■ Aim: Leave the pictures out and quote every line from the start of the listing to the line with "from matplotlib.ticker import", inclusive.
+ + + + +
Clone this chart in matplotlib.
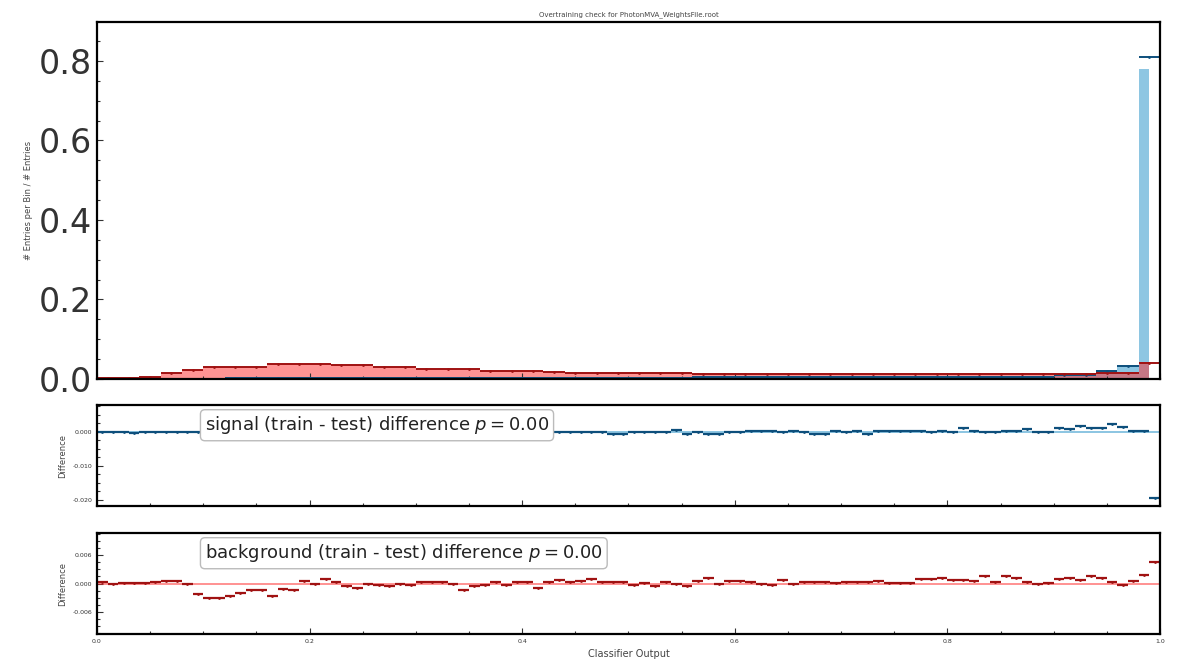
import numpy as np
import matplotlib
matplotlib.use("Agg")
import matplotlib.pyplot as plt
from matplotlib.ticker import AutoMinorLocator, FormatStrFormatter

# normalised classifier-output histograms, 50 bins on [0, 1]
sig_test = [0.001, 0.001, 0.001, 0.001, 0.001, 0.001, 0.002, 0.002, 0.002, 0.002,
            0.002, 0.002, 0.002, 0.002, 0.002, 0.002, 0.002, 0.002, 0.002, 0.002,
            0.002, 0.002, 0.002, 0.003, 0.003, 0.003, 0.003, 0.003, 0.004, 0.004,
            0.004, 0.004, 0.004, 0.004, 0.004, 0.004, 0.004, 0.005, 0.005, 0.006,
            0.006, 0.006, 0.006, 0.006, 0.006, 0.010, 0.010, 0.021, 0.033, 0.810]
sig_train = [0.001, 0.001, 0.001, 0.001, 0.001, 0.001, 0.002, 0.002, 0.002, 0.002,
             0.002, 0.002, 0.002, 0.002, 0.002, 0.002, 0.002, 0.002, 0.002, 0.002,
             0.002, 0.002, 0.002, 0.003, 0.003, 0.003, 0.003, 0.003, 0.004, 0.004,
             0.004, 0.004, 0.004, 0.004, 0.004, 0.004, 0.004, 0.005, 0.005, 0.006,
             0.006, 0.006, 0.006, 0.006, 0.006, 0.010, 0.011, 0.023, 0.035, 0.780]
bkg_test = [0.002, 0.002, 0.006, 0.016, 0.023, 0.031, 0.031, 0.031, 0.038, 0.038,
            0.038, 0.036, 0.036, 0.031, 0.029, 0.024, 0.024, 0.024, 0.021, 0.021,
            0.021, 0.018, 0.016, 0.016, 0.016, 0.016, 0.016, 0.016, 0.013, 0.013,
            0.013, 0.013, 0.013, 0.012, 0.012, 0.012, 0.012, 0.012, 0.012, 0.012,
            0.012, 0.012, 0.012, 0.012, 0.012, 0.012, 0.013, 0.014, 0.015, 0.039]
bkg_train = [0.002, 0.002, 0.006, 0.016, 0.022, 0.029, 0.030, 0.030, 0.037, 0.038,
             0.038, 0.036, 0.036, 0.031, 0.029, 0.024, 0.024, 0.024, 0.021, 0.021,
             0.021, 0.018, 0.016, 0.016, 0.016, 0.016, 0.016, 0.016, 0.013, 0.013,
             0.013, 0.013, 0.013, 0.012, 0.012, 0.012, 0.012, 0.012, 0.012, 0.012,
             0.012, 0.012, 0.012, 0.012, 0.013, 0.013, 0.014, 0.015, 0.017, 0.043]

# train - test differences, 100 bins on [0, 1]
sig_diff = [0.0000, -0.0001, 0.0000, -0.0002, -0.0001, 0.0000, 0.0000, -0.0001, 0.0000, -0.0001,
            0.0000, 0.0001, 0.0000, -0.0001, 0.0000, 0.0000, 0.0001, 0.0000, -0.0001, 0.0000,
            0.0000, 0.0001, 0.0000, 0.0000, -0.0001, 0.0000, 0.0001, 0.0000, 0.0000, -0.0001,
            0.0000, 0.0000, 0.0001, 0.0000, -0.0001, 0.0000, 0.0000, 0.0001, 0.0000, 0.0000,
            -0.0001, 0.0000, 0.0001, 0.0000, 0.0000, 0.0000, 0.0000, 0.0000, -0.0006, -0.0006,
            0.0000, 0.0000, 0.0000, 0.0000, 0.0006, -0.0006, 0.0000, -0.0006, -0.0006, 0.0000,
            0.0000, 0.0003, 0.0003, 0.0003, 0.0000, 0.0003, 0.0000, -0.0006, -0.0006, 0.0003,
            0.0000, 0.0003, -0.0005, 0.0003, 0.0003, 0.0003, 0.0003, 0.0003, 0.0000, 0.0003,
            0.0000, 0.0011, 0.0003, 0.0000, 0.0000, 0.0003, 0.0003, 0.0008, 0.0000, 0.0000,
            0.0012, 0.0008, 0.0017, 0.0012, 0.0012, 0.0022, 0.0015, 0.0004, 0.0004, -0.0195]
bkg_diff = [0.0003, 0.0000, 0.0002, 0.0002, 0.0002, 0.0004, 0.0006, 0.0006, -0.0001, -0.0023,
            -0.0031, -0.0031, -0.0027, -0.0021, -0.0014, -0.0014, -0.0026, -0.0011, -0.0013, 0.0006,
            0.0000, 0.0010, 0.0003, -0.0006, -0.0010, 0.0000, -0.0003, -0.0006, 0.0000, -0.0003,
            0.0003, 0.0003, 0.0003, -0.0001, -0.0014, -0.0006, -0.0003, 0.0004, -0.0004, 0.0003,
            0.0003, -0.0009, 0.0003, 0.0007, 0.0003, 0.0005, 0.0009, 0.0004, 0.0004, 0.0004,
            -0.0003, 0.0001, -0.0006, 0.0004, -0.0002, -0.0006, 0.0006, 0.0011, -0.0002, 0.0006,
            0.0006, 0.0003, 0.0000, -0.0003, 0.0007, 0.0000, 0.0003, 0.0003, 0.0003, 0.0001,
            0.0003, 0.0003, 0.0003, 0.0006, 0.0002, 0.0002, 0.0002, 0.0009, 0.0009, 0.0011,
            0.0007, 0.0007, 0.0005, 0.0016, 0.0004, 0.0017, 0.0011, 0.0004, -0.0002, 0.0001,
            0.0009, 0.0011, 0.0007, 0.0016, 0.0011, 0.0004, -0.0004, 0.0006, 0.0019, 0.0047]

SIG_FILL = '#1f8fc7'
SIG_LINE = '#0d4f7c'
BKG_FILL = '#ff2a2a'
BKG_LINE = '#a01212'


def centers(n):
    edges = np.linspace(0, 1, n + 1)
    return 0.5 * (edges[:-1] + edges[1:]), 0.5 / n


def style_axis(ax):
    for s in ax.spines.values():
        s.set_linewidth(1.6)
    ax.tick_params(which='both', direction='in', colors='#333333', width=0.8)
    ax.tick_params(which='major', length=4)
    ax.tick_params(which='minor', length=2)
    ax.xaxis.set_minor_locator(AutoMinorLocator(4))
    ax.yaxis.set_minor_locator(AutoMinorLocator(4))
    ax.set_xlim(0, 1)


fig = plt.figure(figsize=(11.78, 6.6), dpi=100)
ax_top = fig.add_axes([0.0823, 0.4258, 0.9024, 0.5409])
ax_sig = fig.add_axes([0.0823, 0.2333, 0.9024, 0.1530])
ax_bkg = fig.add_axes([0.0823, 0.0394, 0.9024, 0.1530])

# main distribution
x50, hw50 = centers(len(sig_test))
ax_top.fill_between(x50, sig_train, step='mid', color=SIG_FILL, alpha=0.5, lw=0)
ax_top.fill_between(x50, bkg_train, step='mid', color=BKG_FILL, alpha=0.5, lw=0)
ax_top.errorbar(x50, sig_test, xerr=hw50, fmt='.', ms=2, color=SIG_LINE, lw=1.4)
ax_top.errorbar(x50, bkg_test, xerr=hw50, fmt='.', ms=2, color=BKG_LINE, lw=1.4)
style_axis(ax_top)
ax_top.set_ylim(0, 0.898)
ax_top.set_yticks([0.0, 0.2, 0.4, 0.6, 0.8])
ax_top.tick_params(axis='y', labelsize=24)
ax_top.tick_params(axis='x', labelbottom=False)
ax_top.set_ylabel('# Entries per Bin / # Entries', fontsize=6, color='#444444')
ax_top.set_title('Overtraining check for PhotonMVA_WeightsFile.root', fontsize=5,
                 color='#444444', pad=4)

# differences
x100, hw100 = centers(len(sig_diff))
for ax, diff, line, fill, label in [
        (ax_sig, sig_diff, SIG_LINE, SIG_FILL, 'signal'),
        (ax_bkg, bkg_diff, BKG_LINE, BKG_FILL, 'background')]:
    ax.axhline(0, color=fill, alpha=0.6, lw=1.2)
    ax.errorbar(x100, diff, xerr=hw100, fmt='.', ms=2, color=line, lw=1.6)
    style_axis(ax)
    ax.yaxis.set_major_formatter(FormatStrFormatter('%.3f'))
    ax.tick_params(axis='both', labelsize=4.5)
    ax.set_ylabel('Difference', fontsize=6, color='#444444')
    ax.text(0.1016, 0.80, f'{label} (train - test) difference $p = 0.00$',
            transform=ax.transAxes, fontsize=13, color='#222222', va='center',
            bbox=dict(boxstyle='round,pad=0.25', fc='white', ec='#bbbbbb', lw=1))

ax_sig.set_ylim(-0.0218, 0.0079)
ax_sig.set_yticks([0.0, -0.010, -0.020])
ax_sig.tick_params(axis='x', labelbottom=False)
ax_bkg.set_ylim(-0.0108, 0.0108)
ax_bkg.set_yticks([-0.006, 0.0, 0.006])
ax_bkg.set_xticks([0.0, 0.2, 0.4, 0.6, 0.8, 1.0])
ax_bkg.xaxis.set_major_formatter(FormatStrFormatter('%.1f'))
ax_bkg.set_xlabel('Classifier Output', fontsize=7, color='#444444', labelpad=4)

fig.savefig('out.png', dpi=100)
+ + + + +
■ Final result:
Clone this chart in matplotlib.
import numpy as np
import matplotlib
matplotlib.use("Agg")
import matplotlib.pyplot as plt
from matplotlib.ticker import AutoMinorLocator, FormatStrFormatter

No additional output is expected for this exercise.